Les interrogatoires se sont concentrés sur un autre accusé, travaillant étroitement avec le Coréen poursuivi. Ce jeune homme s’occupait du dédouanement des biens importés par les défunts. Malgré le retard dénoncé comme une tentative de détournement, le container et tous les objets qu’il contenait étaient bel et bien arrivés à destination, comme l’atteste un acte notarial. Ces deux premiers accusés, sur lesquels le juge, la représentante du parquet général et les avocats se sont longuement penchés, affirment avoir porté secours aux victimes dans les heures ayant suivi l’attaque.

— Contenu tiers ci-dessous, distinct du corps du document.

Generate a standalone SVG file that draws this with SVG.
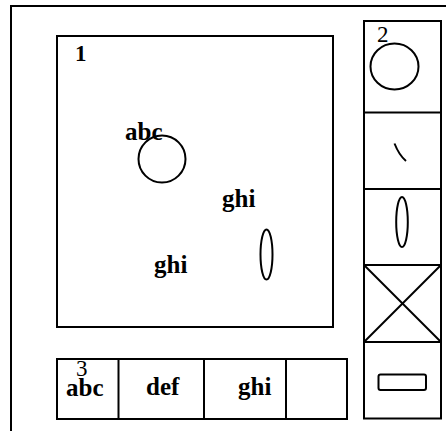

Le gardien et le chauffeur des défunts étaient également impliqués dans l’affaire. Ils étaient présents sur les lieux du crime au moment des faits, mais ne sont sortis de leur maison voisine qu’environ dix à quinze minutes après le départ des assaillants. Le gardien a déclaré qu’il dormait et n’avait rien entendu. Le chauffeur, lui, a affirmé avoir entendu trois coups de feu, avoir été menacé puis blessé par balle.

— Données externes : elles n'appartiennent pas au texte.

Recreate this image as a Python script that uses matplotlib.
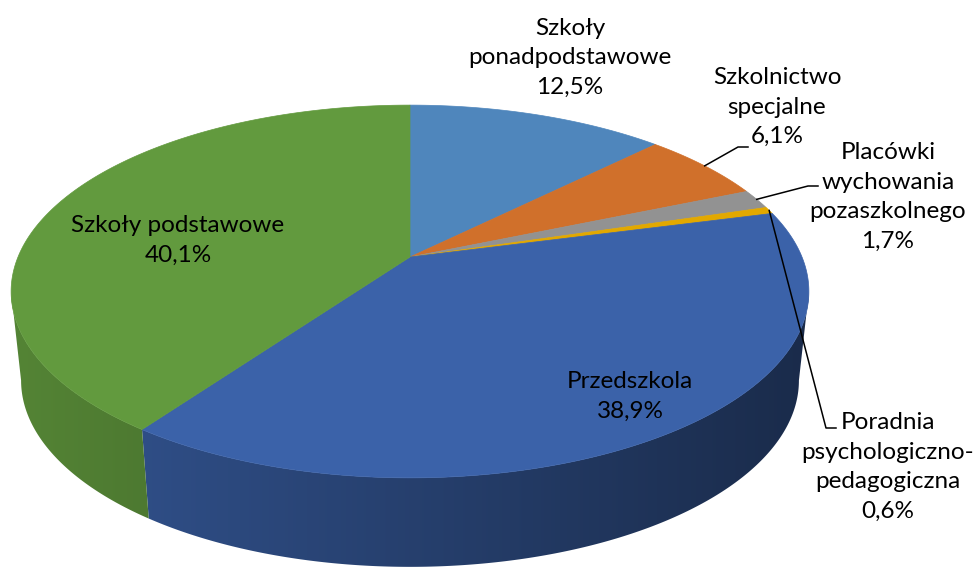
"""3D pie chart: struktura wydatków na oświatę."""

import numpy as np
import matplotlib
matplotlib.use("Agg")
import matplotlib.pyplot as plt
from matplotlib.patches import Polygon

# data, clockwise from 12 o'clock
labels = ["Szkoły\nponadpodstawowe", "Szkolnictwo\nspecjalne",
          "Placówki\nwychowania\npozaszkolnego",
          "Poradnia\npsychologiczno-\npedagogiczna",
          "Przedszkola", "Szkoły podstawowe"]
values = [12.5, 6.1, 1.7, 0.6, 38.9, 40.1]
pct_text = ["12,5%", "6,1%", "1,7%", "0,6%", "38,9%", "40,1%"]
colors = ["#4F86BC", "#D0702B", "#929292", "#E2A800", "#3B62A9", "#629A3E"]

# label placement (pixel coords) and leader line ends
label_pos = [(570, 58), (777, 107), (888, 197), (888, 467), (630, 396), (178, 240)]
leader_end = [None, (748, 147), (818, 186), (836, 428), None, None]

# projection of the pie (pixels)
CX, CY = 410, 257          # apex of slices
A, B, P = 392, 180, 0.185  # horiz scale, vert scale, perspective
DEPTH = 89
BOT_SCALE = 0.975


def project(phi, bottom=False):
    u, v = np.sin(phi), -np.cos(phi)
    w = 1 - P * v
    s = BOT_SCALE if bottom else 1.0
    x = CX + s * A * u / w
    y = CY + B * v / w + (DEPTH if bottom else 0)
    return x, y


fig = plt.figure(figsize=(9.79, 5.70), dpi=100)
ax = fig.add_axes([0, 0, 1, 1])

total = sum(values)
bounds = np.concatenate([[0], np.cumsum(values)]) / total * 2 * np.pi

# visible part of the side: between the left and right silhouette
vis_lo = np.pi - np.arccos(P)
vis_hi = np.pi + np.arccos(P)

# side walls: one polygon per slice filled with a left-to-right darkening
xs = np.arange(0, 980)
fac = np.clip(0.86 - 0.42 * (xs - 10) / 800, 0.3, 1)
for i, col in enumerate(colors):
    lo, hi = max(bounds[i], vis_lo), min(bounds[i + 1], vis_hi)
    if hi <= lo:
        continue
    phis = np.linspace(lo, hi, 200)
    top = [project(p) for p in phis]
    bot = [project(p, True) for p in phis[::-1]]
    wall = Polygon(top + bot, closed=True, facecolor="none", edgecolor="none")
    ax.add_patch(wall)
    rgb = np.array(matplotlib.colors.to_rgb(col))
    grad = (fac[None, :, None] * rgb[None, None, :]).repeat(2, axis=0)
    im = ax.imshow(grad, extent=(0, 980, 570, 0), aspect="auto",
                   interpolation="bilinear", zorder=2)
    im.set_clip_path(wall)

# top faces
for i, col in enumerate(colors):
    phis = np.linspace(bounds[i], bounds[i + 1], max(4, int(values[i] * 10)))
    pts = [(CX, CY)] + [project(p) for p in phis]
    ax.add_patch(Polygon(pts, closed=True, facecolor=col, edgecolor=col,
                         lw=0.5, zorder=3))

ax.set_xlim(0, 979)
ax.set_ylim(570, 0)
ax.axis("off")

# labels
font = dict(family=["Lato", "DejaVu Sans"], fontsize=17.5, color="black")
for i in range(len(values)):
    tx, ty = label_pos[i]
    ax.text(tx, ty, labels[i] + "\n" + pct_text[i], ha="center", va="center",
            linespacing=1.52, zorder=5, **font)
    if leader_end[i] is not None:
        mid = (bounds[i] + bounds[i + 1]) / 2
        sx, sy = project(mid)
        ex, ey = leader_end[i]
        ax.plot([sx, ex - 10, ex], [sy, ey, ey], color="black", lw=1.1, zorder=4)

fig.savefig("out.png", dpi=100)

D’autres personnes présentées à la barre étaient des maçons travaillant chez les victimes, un autre gardien d’une propriété voisine, ainsi que des cultivateurs habitant à Ambohibolakely, où les traces de pas des bandits se sont effacées. Ces villageois, réputés pour leurs récidives et leur mauvaise conduite, ont été embarqués par les gendarmes, selon leurs propres dires devant les jurés. Un autre accusé a expliqué qu’il avait assisté aux obsèques des défunts à l’église et qu’il avait été arrêté par les gendarmes parce qu’il affichait une allure jugée suspecte en sortant pendant le culte. Il a précisé qu’il voulait simplement aller uriner.
Les dix-sept Malgaches accusés avaient été détenus provisoirement à la maison de force de Tsiafahy depuis le 14 mars 2025. Le crime avait eu lieu quelques jours plus tôt, dans la nuit du 21 au 22 février, au domicile fraîchement construit des deux pasteurs coréens.

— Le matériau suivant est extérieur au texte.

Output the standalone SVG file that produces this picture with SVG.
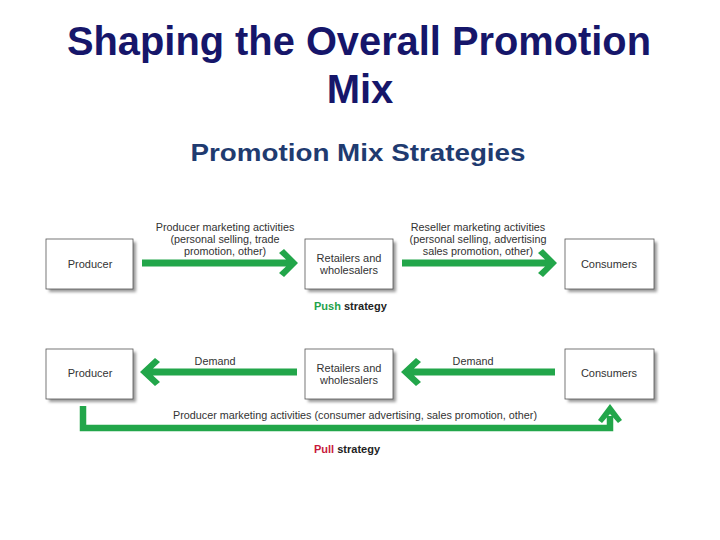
<svg xmlns="http://www.w3.org/2000/svg" width="720" height="540" viewBox="0 0 720 540">
<style>
.title{font-family:"Liberation Sans",Arial,sans-serif;font-weight:bold;fill:#16166a;font-size:40px;text-anchor:middle}
.sub{font-family:"Liberation Sans",Arial,sans-serif;font-weight:bold;fill:#1f3b70;font-size:24px;text-anchor:middle}
.box{fill:#fff;stroke:#555;stroke-width:0.8}
.shadow{fill:#9a9a9a;filter:url(#blur)}
.bt{font-family:"Liberation Sans",Arial,sans-serif;font-size:11px;fill:#333;text-anchor:middle}
.lab{font-family:"Liberation Sans",Arial,sans-serif;font-size:10.8px;fill:#333;text-anchor:middle}
.strat{font-family:"Liberation Sans",Arial,sans-serif;font-size:11px;font-weight:bold;fill:#222}
.arr{fill:#22a64a}
.line{fill:none;stroke:#22a64a;stroke-width:6.5}
</style>
<defs>
<filter id="blur" x="-10%" y="-10%" width="130%" height="140%"><feGaussianBlur stdDeviation="1.5"/></filter>
</defs>
<rect width="720" height="540" fill="#fff"/>
<text class="title" x="359" y="55" textLength="584" lengthAdjust="spacingAndGlyphs">Shaping the Overall Promotion</text>
<text class="title" x="360" y="103">Mix</text>
<text class="sub" x="358" y="161" textLength="335" lengthAdjust="spacingAndGlyphs">Promotion Mix Strategies</text>

<g id="producer1"><rect class="shadow" x="49" y="242" width="87" height="50"/><rect class="box" x="46" y="239" width="87" height="50"/><text class="bt" x="90" y="268">Producer</text></g>
<g id="retailers1"><rect class="shadow" x="308" y="242" width="88" height="50"/><rect class="box" x="305" y="239" width="88" height="50"/><text class="bt" x="349" y="262">Retailers and</text><text class="bt" x="349" y="274">wholesalers</text></g>
<g id="consumers1"><rect class="shadow" x="568" y="242" width="89" height="50"/><rect class="box" x="565" y="239" width="89" height="50"/><text class="bt" x="609" y="268">Consumers</text></g>

<g id="producer2"><rect class="shadow" x="49" y="352" width="87" height="50"/><rect class="box" x="46" y="349" width="87" height="50"/><text class="bt" x="90" y="377">Producer</text></g>
<g id="retailers2"><rect class="shadow" x="308" y="352" width="88" height="50"/><rect class="box" x="305" y="349" width="88" height="50"/><text class="bt" x="349" y="372">Retailers and</text><text class="bt" x="349" y="384">wholesalers</text></g>
<g id="consumers2"><rect class="shadow" x="568" y="352" width="89" height="50"/><rect class="box" x="565" y="349" width="89" height="50"/><text class="bt" x="609" y="377">Consumers</text></g>

<g id="connectors">
<path class="arr" d="M142,259.5 H286 L279,253 L284,249 L298,263 L284,277 L279,273 L286,266.5 H142 Z"/>
<path class="arr" d="M402,259.5 H545 L538,253 L543,249 L557,263 L543,277 L538,273 L545,266.5 H402 Z"/>
<path class="arr" d="M297,368.5 H153 L160,362 L155,358 L140,372 L155,386 L160,382 L153,375.5 H297 Z"/>
<path class="arr" d="M555,368.5 H414 L421,362 L416,358 L401,372 L416,386 L421,382 L414,375.5 H555 Z"/>
<polyline class="line" points="83,406 83,428 610,428 610,416"/>
<path class="arr" d="M598,420 L610,404 L622,420 L618,423 L610,414 L602,423 Z"/>
</g>

<g id="labels">
<text class="lab" x="225" y="231">Producer marketing activities</text>
<text class="lab" x="225" y="243">(personal selling, trade</text>
<text class="lab" x="225" y="255">promotion, other)</text>
<text class="lab" x="478" y="231">Reseller marketing activities</text>
<text class="lab" x="478" y="243">(personal selling, advertising</text>
<text class="lab" x="478" y="255">sales promotion, other)</text>
<text class="lab" x="215" y="365">Demand</text>
<text class="lab" x="473" y="365">Demand</text>
<text class="lab" x="355" y="419" textLength="364" lengthAdjust="spacingAndGlyphs">Producer marketing activities (consumer advertising, sales promotion, other)</text>
<text class="strat" x="314" y="310"><tspan fill="#1fa24a">Push</tspan> strategy</text>
<text class="strat" x="314" y="453"><tspan fill="#c8193c">Pull</tspan> strategy</text>
</g>
</svg>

Ces derniers avaient été attaqués sous les yeux de l’épouse du plus jeune, également coréenne. L’un a été abattu par balle, l’autre tué à coups de barre à mine. La plaignante, dans sa déposition, a affirmé avoir reconnu trois des assaillants, aucun ne portant de masque. Leur maison et la cour étaient bien éclairées cette nuit-là. Un mois plus tôt, en janvier, ils avaient déjà été attaqués par des bandits, mais son père et son mari avaient réussi à repousser les malfaiteurs, alors non armés.
Les corps des deux Coréens ont été incinérés au crématorium du Fasan’ny Karàna, où la communauté coréenne a fait une déclaration à la presse concernant cette affaire scandaleuse.